Au-delà du roman policier, c’est un roman d’initiation, mais aussi une façon de donner la parole à des sans-voix, invisibles, victimes comme assignées  à résidence dans des immeubles dont les ascenseurs sont bloqués…

Poing levé

Poing levé
Yaël Hassan
Le Muscadier 2021

Quelques jours en mai juin 2020

Par Michel Driol

Dans la famille Bellerose, d’origine antillaise, il y a le père kiné, la mère coiffeuse, deux jumelles en école d’infirmière, et Junior, le héros de l’histoire, bon élève de 4ème. Durant le confinement, il doit préparer un exposé sur une personnalité qui a changé le cours de l’histoire : il a choisi Tommie Smith, le coureur américain qui a levé le poing sur le podium aux jeux olympiques de Mexico en 1968. Tandis qu’il hésite entre Anissa et de Yasmine, deux filles de sa classe, c’est Anna, sa voisine, avec laquelle il va sympathiser, qui va l’aider à préparer son exposé, et dont il va finalement tomber amoureux.

Ecrit à la troisième personne, ce roman polyphonique rend compte d’une actualité brûlante, et de la période de la fin du confinement. S’y croisent en effet des extraits de l’autobiographie de Tommie Smith, la mort de George Floyd aux Etats Unis à travers des flashs du journal télévisé, des documentaires résumés, dont on a l’adresse pour aller les revoir, des articles sur les préjugés, mais aussi des échanges de SMS. S’y croisent aussi les paroles singulières des membres de la famille Bellerose, des amis de Junior, le regard d’Anissa et de Yasmine sur l’actualité française, l’affaire Adama Traore, les violences policières ou les contrôles au faciès.
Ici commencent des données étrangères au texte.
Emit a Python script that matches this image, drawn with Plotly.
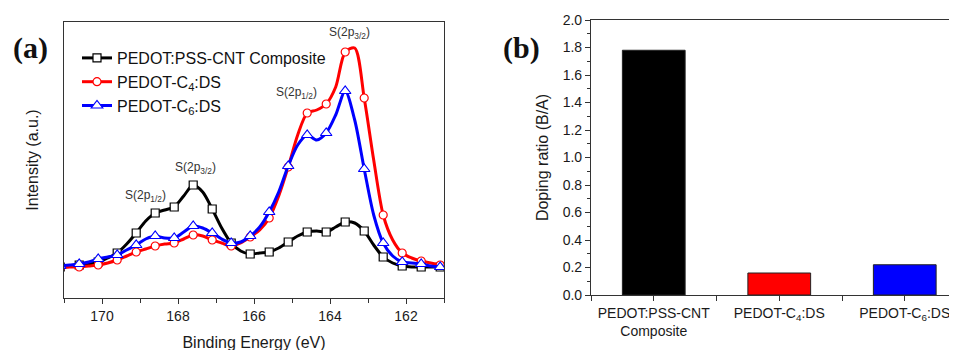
import plotly.graph_objects as go

# ---------------- data ----------------
energy = [171.1, 170.85, 170.6, 170.35, 170.1, 169.85, 169.6, 169.35, 169.1, 168.85,
          168.6, 168.35, 168.1, 167.85, 167.6, 167.35, 167.1, 166.85, 166.6, 166.35,
          166.1, 165.85, 165.6, 165.35, 165.1, 164.85, 164.6, 164.35, 164.1, 163.85,
          163.6, 163.35, 163.1, 162.85, 162.6, 162.35, 162.1, 161.85, 161.6, 161.35, 161.1]
pss_cnt = [33, 34, 35, 36, 38, 42, 47, 56, 67, 79,
           87, 90, 93, 104, 115, 108, 91, 72, 57, 49,
           46, 47, 48, 52, 58, 64, 68, 69, 68, 73,
           78, 77, 69, 55, 43, 37, 34, 33, 33, 33, 33]
c4_ds = [32, 33, 33, 34, 35, 37, 40, 44, 48, 51,
         54, 56, 57, 61, 65, 64, 60, 57, 54, 57,
         63, 70, 82, 104, 133, 165, 187, 190, 196, 213,
         248, 252, 202, 140, 85, 60, 47, 42, 39, 37, 35]
c6_ds = [34, 35, 36, 38, 41, 43, 45, 50, 55, 61,
         64, 62, 62, 68, 74, 72, 67, 61, 57, 58,
         64, 73, 88, 108, 134, 155, 165, 160, 167, 185,
         209, 180, 131, 85, 57, 44, 38, 37, 36, 34, 33]
series_names = ["PEDOT:PSS-CNT Composite", "PEDOT-C<sub>4</sub>:DS", "PEDOT-C<sub>6</sub>:DS"]

bar_labels = ["PEDOT:PSS-CNT<br>Composite", "PEDOT-C<sub>4</sub>:DS", "PEDOT-C<sub>6</sub>:DS"]
doping_ratio = [1.78, 0.16, 0.22]

# ---------------- figure ----------------
W, H = 957, 350
OX, OY = 8, 8   # page body margin offset compensation


def px(x):
    return (x - OX) / W


def py(y):
    return 1 - (y - OY) / H


fig = go.Figure()

colors = ["#000000", "#ff0000", "#0000ff"]
symbols = ["square", "circle", "triangle-up"]
msizes = [8, 8, 10]
for name, ys, col, sym, ms in zip(series_names, [pss_cnt, c4_ds, c6_ds], colors, symbols, msizes):
    fig.add_trace(go.Scatter(
        x=energy, y=ys, mode="lines", line=dict(color=col, width=3, shape="spline", smoothing=0.8),
        showlegend=False, hoverinfo="skip", xaxis="x", yaxis="y"))
    fig.add_trace(go.Scatter(
        x=energy[::2], y=ys[::2], mode="markers", showlegend=False,
        marker=dict(symbol=sym, size=ms, color="white", line=dict(color=col, width=1.2)),
        xaxis="x", yaxis="y"))
    fig.add_trace(go.Scatter(
        x=[None], y=[None], mode="lines+markers", name=name,
        line=dict(color=col, width=3),
        marker=dict(symbol=sym, size=ms, color="white", line=dict(color=col, width=1.2)),
        xaxis="x", yaxis="y"))

fig.add_trace(go.Bar(
    x=[0, 1, 2], y=doping_ratio, width=0.5,
    marker=dict(color=colors, line=dict(color="#222222", width=1)),
    showlegend=False, xaxis="x2", yaxis="y2"))

axis_font = dict(family="Arial, Liberation Sans, sans-serif", size=14, color="#1a1a1a")
title_font = dict(family="Arial, Liberation Sans, sans-serif", size=16, color="#1a1a1a")

fig.update_layout(
    width=W, height=H,
    margin=dict(l=0, r=0, t=0, b=0, autoexpand=False),
    paper_bgcolor="white", plot_bgcolor="white",
    font=dict(family="Arial, Liberation Sans, sans-serif", color="#1a1a1a"),
    xaxis=dict(domain=[px(64), px(444)], range=[171, 161], anchor="y",
               showline=True, linecolor="#333333", linewidth=1.2, mirror=True,
               ticks="outside", ticklen=5, tickcolor="#333333", dtick=2, tick0=170,
               minor=dict(ticks="outside", dtick=1, ticklen=4, tickcolor="#333333"),
               showgrid=False, zeroline=False, tickfont=axis_font, automargin=False,
               title=dict(text="Binding Energy (eV)", font=title_font, standoff=13)),
    yaxis=dict(domain=[py(298), py(22)], range=[2, 278], anchor="x",
               showline=True, linecolor="#333333", linewidth=1.2, mirror=True,
               ticks="", showticklabels=False, showgrid=False, zeroline=False, automargin=False,
               title=dict(text="Intensity (a.u.)", font=title_font, standoff=20)),
    xaxis2=dict(domain=[px(591), 1.0], range=[-0.5, 2.48], anchor="y2",
                showline=True, linecolor="#333333", linewidth=1.2, mirror=True,
                tickmode="array", tickvals=[0, 1, 2], ticktext=bar_labels,
                ticks="outside", ticklen=5, tickcolor="#333333",
                minor=dict(tickmode="array", tickvals=[-0.5, 0.5, 1.5], ticks="outside",
                           ticklen=5, tickcolor="#333333"),
                showgrid=False, zeroline=False, automargin=False,
                tickfont=dict(family="Arial, Liberation Sans, sans-serif", size=14, color="#1a1a1a")),
    yaxis2=dict(domain=[py(295), py(20)], range=[0, 2.0], anchor="x2",
                showline=True, linecolor="#333333", linewidth=1.2, mirror=False,
                ticks="outside", ticklen=5, tickcolor="#333333", dtick=0.2, tickformat=".1f",
                minor=dict(ticks="outside", dtick=0.1, ticklen=3, tickcolor="#333333"),
                showgrid=False, zeroline=False, tickfont=axis_font, automargin=False,
                title=dict(text="Doping ratio (B/A)", font=title_font, standoff=10)),
    legend=dict(x=px(77), y=py(41), xanchor="left", yanchor="top",
                bgcolor="rgba(0,0,0,0)", borderwidth=0, tracegroupgap=0,
                font=dict(family="Arial, Liberation Sans, sans-serif", size=16, color="#111111"),
                itemwidth=30),
    showlegend=True,
)

ann_font = dict(family="Arial, Liberation Sans, sans-serif", size=12, color="#333333")
for txt, ex, iy in [("S(2p<sub>3/2</sub>)", 163.5, 267), ("S(2p<sub>1/2</sub>)", 164.88, 207),
                    ("S(2p<sub>3/2</sub>)", 167.53, 132), ("S(2p<sub>1/2</sub>)", 168.85, 104)]:
    fig.add_annotation(x=ex, y=iy, xref="x", yref="y", text=txt, showarrow=False, font=ann_font)

label_font = dict(family="Liberation Serif, Times New Roman, serif", size=30, color="#111111")
fig.add_annotation(x=px(30), y=py(48), xref="paper", yref="paper", text="<b>(a)</b>",
                   xanchor="center", yanchor="middle", showarrow=False, font=label_font)
fig.add_annotation(x=px(521), y=py(48), xref="paper", yref="paper", text="<b>(b)</b>",
                   xanchor="center", yanchor="middle", showarrow=False, font=label_font)

fig.write_html("out.html")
Le roman vaut donc par ces voix singulières, et par la galerie de personnages secondaires qui vont des grands parents de Junior restés aux Antilles à ses amis, Arthur, d’origine asiatique, Anna, d’origine polonaise, Yasmine et Anissa, d’origine maghrébine, voire à une ancienne déportée qui porte encore un numéro tatoué sur le bras.  Tout cela laisserait croire à une France black-blanc-beur, mais le roman s’avère moins optimiste qu’il n’y parait. Ce sont des clans, par origine, qui se forment au collège. C’est Anissa, jeune fille rieuse, qui est en fait sous la coupe de son grand frère, islamiste intégriste, et que l’on voit porter le voile. C’est Yasmine qui constate qu’on ne se mélange pas en fait, et que chacun reste dans son clan, son groupe, sa communauté pour sortir ensemble. Pour autant, le roman n’est pas complètement désenchanté. D’abord parce que l’histoire de Tommie Smith, reçu par le président Obama, montre que les choses peuvent changer, et qu’on n’est pas condamné au communautarisme. Ensuite parce que Junior veut échapper à ces déterminismes socio-culturels et veut combattre les préjugés, parce qu’avec ses sœurs et Anna il participe à un rassemblement pour protester contre les violences policières. Le roman est un appel à ne pas faire d’amalgame, à faire la part des choses, à s’interroger sur les préjugés, les manipulations d’opinion d’où qu’elles viennent, à dialoguer, même si les points de vue sont différents.

Un roman sur le monde contemporain, dans lequel on retrouve la force narratrice de Yaël Hassan, l’importance qu’ont pour elle l’histoire et le souvenir, et l’espoir en un monde plus fraternel.